The Black Panther, 1966-2016

The Black Panther Newspaper

On many levels, the BPP’s official literary organ, The Black Panther (later renamed The Intercommunal News Service) is a useful window for highlighting the role of children in the BPP’s history. As members of its readership, distributors of its weekly issues, and students who’s writing sometimes featured in its pages, local children and youth engaged with the Party’s periodical in a variety of ways and played a central role in the growth of its readership in cities across the country. With its publishing headquarters in the Bay Area, the paper served as a platform for documenting the Party’s myriad community service programs, involvement in electoral politics, and the Panthers’ alliance with other contemporary social and political movements, such as the campaign for welfare rights.
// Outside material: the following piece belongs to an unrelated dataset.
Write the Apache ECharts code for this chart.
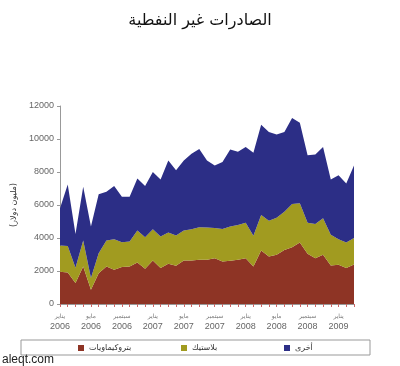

Additionally, The Black Panther designated a portion of each issue for international news, a section that often documented the development of the same anti-colonial and socialist movements with which the Party allied itself.[1] Finally, much of the Black Power Movement’s eye-catching and thought-provoking iconography originated from the world-renowned work of BPP Minister of Culture, Emory Douglas, whose pieces featured in almost every issue of The Black Panther throughout its roughly ten-year lifespan. And perhaps not surprisingly, emblematic of a brighter social and economic future, children were among Douglas’ favorite subjects.[2]
 
[1] The Black Panther Party Community Service Programs, ed. David Hilliard (Albuquerque: University of New Mexico Press, 2008), 47-48.
[2] Colette Gaiter, “The Revolution Will be Visualized: Black Panther Emory Douglas,” in West of Center: Art and the Counterculture Experiment in America, 1965-1977, eds. Elissa Auther and Adam Lerner (Minneapolis: University of Minnesota Press, 2012), 242.